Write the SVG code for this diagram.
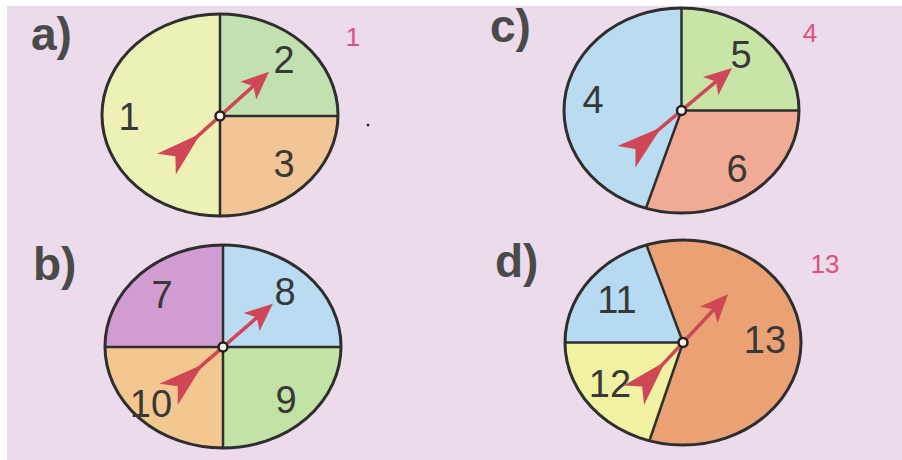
<svg xmlns="http://www.w3.org/2000/svg" xmlns:xlink="http://www.w3.org/1999/xlink" width="902" height="460" viewBox="0 0 902 460">
<style>
.rim{fill:none;stroke:#2e2e2e;stroke-width:3}
.div{fill:none;stroke:#2e2e2e;stroke-width:2.5}
.num{font-family:"Liberation Sans",Arial,sans-serif;font-size:38px;fill:#383838;text-anchor:middle}
.tag{font-family:"Liberation Sans",Arial,sans-serif;font-size:46px;font-weight:bold;fill:#4a4a4a}
.ans{font-family:"Liberation Sans",Arial,sans-serif;font-size:26px;fill:#e0507e;text-anchor:middle}
.hub{fill:#f5f1e4;stroke:#222;stroke-width:2.5}
</style>
<defs>
<g id="arrow">
<line x1="-36" y1="0" x2="50" y2="0" stroke="#cf4656" stroke-width="3.5"/>
<polygon points="66,0 38,-12 45,0 38,12" fill="#cf4656"/>
<polygon points="-26,0 -72,-14 -60,0 -72,14" fill="#cf4656"/>
</g>
</defs>
<rect width="902" height="460" fill="#ffffff"/>
<rect x="7" y="6" width="895" height="454" fill="#ebdbeb"/>

<g id="spinner-a">
<path d="M220,14 A118,101 0 0 0 220,216 Z" fill="#eef1b6"/>
<path d="M220,116 L220,14 A118,101 0 0 1 338,116 Z" fill="#c1e1b1"/>
<path d="M220,116 L338,116 A118,101 0 0 1 220,216 Z" fill="#f1c595"/>
<line class="div" x1="220" y1="14" x2="220" y2="216"/>
<line class="div" x1="220" y1="116" x2="338" y2="116"/>
<ellipse class="rim" cx="220" cy="115" rx="118" ry="101"/>
<text class="num" x="129" y="130">1</text>
<text class="num" x="284" y="73">2</text>
<text class="num" x="284" y="177">3</text>
<use xlink:href="#arrow" transform="translate(220,116) rotate(-42)"/>
<circle class="hub" cx="220" cy="116" r="4.5"/>
<text class="tag" x="31" y="50">a)</text>
<text class="ans" x="353" y="46">1</text>
<circle cx="368" cy="125" r="1.5" fill="#333"/>
</g>

<g id="spinner-c">
<path d="M681.5,110.5 L681.5,8 A117.5,102.5 0 0 0 646,208 Z" fill="#b9dcf1"/>
<path d="M681.5,110.5 L681.5,8 A117.5,102.5 0 0 1 799,110.5 Z" fill="#c8e5a7"/>
<path d="M681.5,110.5 L799,110.5 A117.5,102.5 0 0 1 646,208 Z" fill="#f1ab95"/>
<line class="div" x1="681.5" y1="8" x2="681.5" y2="110.5"/>
<line class="div" x1="681.5" y1="110.5" x2="799" y2="110.5"/>
<line class="div" x1="681.5" y1="110.5" x2="646" y2="208"/>
<ellipse class="rim" cx="681.5" cy="110.5" rx="117.5" ry="102.5"/>
<text class="num" x="593" y="113">4</text>
<text class="num" x="741" y="68">5</text>
<text class="num" x="737" y="182">6</text>
<use xlink:href="#arrow" transform="translate(681.5,110.5) rotate(-40)"/>
<circle class="hub" cx="681.5" cy="110.5" r="4.5"/>
<text class="tag" x="490" y="42">c)</text>
<text class="ans" x="810" y="42">4</text>
</g>

<g id="spinner-b">
<path d="M223,347 L105,347 A118,101.5 0 0 1 223,245 Z" fill="#d19cd1"/>
<path d="M223,347 L223,245 A118,101.5 0 0 1 341,347 Z" fill="#b9dcf3"/>
<path d="M223,347 L341,347 A118,101.5 0 0 1 223,448 Z" fill="#c3e2a5"/>
<path d="M223,347 L223,448 A118,101.5 0 0 1 105,347 Z" fill="#f3c790"/>
<line class="div" x1="223" y1="245" x2="223" y2="448"/>
<line class="div" x1="105" y1="347" x2="341" y2="347"/>
<ellipse class="rim" cx="223" cy="346.5" rx="118" ry="101.5"/>
<text class="num" x="162" y="308">7</text>
<text class="num" x="285" y="305">8</text>
<text class="num" x="286" y="413">9</text>
<text class="num" x="151" y="417">10</text>
<use xlink:href="#arrow" transform="translate(223,347) rotate(-41)"/>
<circle class="hub" cx="223" cy="347" r="4.5"/>
<text class="tag" x="33" y="280">b)</text>
</g>

<g id="spinner-d">
<path d="M683,342.5 L565,342.5 A118,102.5 0 0 1 646.5,245 Z" fill="#b5daf1"/>
<path d="M683,342.5 L649.5,440.5 A118,102.5 0 0 1 565,342.5 Z" fill="#f1f1a2"/>
<path d="M683,342.5 L646.5,245 A118,102.5 0 1 1 649.5,440.5 Z" fill="#eaa274"/>
<line class="div" x1="565" y1="342.5" x2="683" y2="342.5"/>
<line class="div" x1="683" y1="342.5" x2="646.5" y2="245"/>
<line class="div" x1="683" y1="342.5" x2="649.5" y2="440.5"/>
<ellipse class="rim" cx="683" cy="342.5" rx="118" ry="102.5"/>
<text class="num" x="617" y="313">11</text>
<text class="num" x="610" y="397">12</text>
<text class="num" x="765" y="353">13</text>
<use xlink:href="#arrow" transform="translate(683,342.5) rotate(-47)"/>
<circle class="hub" cx="683" cy="342.5" r="4.5"/>
<text class="tag" x="495" y="277">d)</text>
<text class="ans" x="825" y="273">13</text>
</g>
</svg>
-*-
• Set task:
Transcribe the listing in full and omit the pictures.

• Task solution:
Write the SVG code for this diagram.
<svg xmlns="http://www.w3.org/2000/svg" xmlns:xlink="http://www.w3.org/1999/xlink" width="902" height="460" viewBox="0 0 902 460">
<style>
.rim{fill:none;stroke:#2e2e2e;stroke-width:3}
.div{fill:none;stroke:#2e2e2e;stroke-width:2.5}
.num{font-family:"Liberation Sans",Arial,sans-serif;font-size:38px;fill:#383838;text-anchor:middle}
.tag{font-family:"Liberation Sans",Arial,sans-serif;font-size:46px;font-weight:bold;fill:#4a4a4a}
.ans{font-family:"Liberation Sans",Arial,sans-serif;font-size:26px;fill:#e0507e;text-anchor:middle}
.hub{fill:#f5f1e4;stroke:#222;stroke-width:2.5}
</style>
<defs>
<g id="arrow">
<line x1="-36" y1="0" x2="50" y2="0" stroke="#cf4656" stroke-width="3.5"/>
<polygon points="66,0 38,-12 45,0 38,12" fill="#cf4656"/>
<polygon points="-26,0 -72,-14 -60,0 -72,14" fill="#cf4656"/>
</g>
</defs>
<rect width="902" height="460" fill="#ffffff"/>
<rect x="7" y="6" width="895" height="454" fill="#ebdbeb"/>

<g id="spinner-a">
<path d="M220,14 A118,101 0 0 0 220,216 Z" fill="#eef1b6"/>
<path d="M220,116 L220,14 A118,101 0 0 1 338,116 Z" fill="#c1e1b1"/>
<path d="M220,116 L338,116 A118,101 0 0 1 220,216 Z" fill="#f1c595"/>
<line class="div" x1="220" y1="14" x2="220" y2="216"/>
<line class="div" x1="220" y1="116" x2="338" y2="116"/>
<ellipse class="rim" cx="220" cy="115" rx="118" ry="101"/>
<text class="num" x="129" y="130">1</text>
<text class="num" x="284" y="73">2</text>
<text class="num" x="284" y="177">3</text>
<use xlink:href="#arrow" transform="translate(220,116) rotate(-42)"/>
<circle class="hub" cx="220" cy="116" r="4.5"/>
<text class="tag" x="31" y="50">a)</text>
<text class="ans" x="353" y="46">1</text>
<circle cx="368" cy="125" r="1.5" fill="#333"/>
</g>

<g id="spinner-c">
<path d="M681.5,110.5 L681.5,8 A117.5,102.5 0 0 0 646,208 Z" fill="#b9dcf1"/>
<path d="M681.5,110.5 L681.5,8 A117.5,102.5 0 0 1 799,110.5 Z" fill="#c8e5a7"/>
<path d="M681.5,110.5 L799,110.5 A117.5,102.5 0 0 1 646,208 Z" fill="#f1ab95"/>
<line class="div" x1="681.5" y1="8" x2="681.5" y2="110.5"/>
<line class="div" x1="681.5" y1="110.5" x2="799" y2="110.5"/>
<line class="div" x1="681.5" y1="110.5" x2="646" y2="208"/>
<ellipse class="rim" cx="681.5" cy="110.5" rx="117.5" ry="102.5"/>
<text class="num" x="593" y="113">4</text>
<text class="num" x="741" y="68">5</text>
<text class="num" x="737" y="182">6</text>
<use xlink:href="#arrow" transform="translate(681.5,110.5) rotate(-40)"/>
<circle class="hub" cx="681.5" cy="110.5" r="4.5"/>
<text class="tag" x="490" y="42">c)</text>
<text class="ans" x="810" y="42">4</text>
</g>

<g id="spinner-b">
<path d="M223,347 L105,347 A118,101.5 0 0 1 223,245 Z" fill="#d19cd1"/>
<path d="M223,347 L223,245 A118,101.5 0 0 1 341,347 Z" fill="#b9dcf3"/>
<path d="M223,347 L341,347 A118,101.5 0 0 1 223,448 Z" fill="#c3e2a5"/>
<path d="M223,347 L223,448 A118,101.5 0 0 1 105,347 Z" fill="#f3c790"/>
<line class="div" x1="223" y1="245" x2="223" y2="448"/>
<line class="div" x1="105" y1="347" x2="341" y2="347"/>
<ellipse class="rim" cx="223" cy="346.5" rx="118" ry="101.5"/>
<text class="num" x="162" y="308">7</text>
<text class="num" x="285" y="305">8</text>
<text class="num" x="286" y="413">9</text>
<text class="num" x="151" y="417">10</text>
<use xlink:href="#arrow" transform="translate(223,347) rotate(-41)"/>
<circle class="hub" cx="223" cy="347" r="4.5"/>
<text class="tag" x="33" y="280">b)</text>
</g>

<g id="spinner-d">
<path d="M683,342.5 L565,342.5 A118,102.5 0 0 1 646.5,245 Z" fill="#b5daf1"/>
<path d="M683,342.5 L649.5,440.5 A118,102.5 0 0 1 565,342.5 Z" fill="#f1f1a2"/>
<path d="M683,342.5 L646.5,245 A118,102.5 0 1 1 649.5,440.5 Z" fill="#eaa274"/>
<line class="div" x1="565" y1="342.5" x2="683" y2="342.5"/>
<line class="div" x1="683" y1="342.5" x2="646.5" y2="245"/>
<line class="div" x1="683" y1="342.5" x2="649.5" y2="440.5"/>
<ellipse class="rim" cx="683" cy="342.5" rx="118" ry="102.5"/>
<text class="num" x="617" y="313">11</text>
<text class="num" x="610" y="397">12</text>
<text class="num" x="765" y="353">13</text>
<use xlink:href="#arrow" transform="translate(683,342.5) rotate(-47)"/>
<circle class="hub" cx="683" cy="342.5" r="4.5"/>
<text class="tag" x="495" y="277">d)</text>
<text class="ans" x="825" y="273">13</text>
</g>
</svg>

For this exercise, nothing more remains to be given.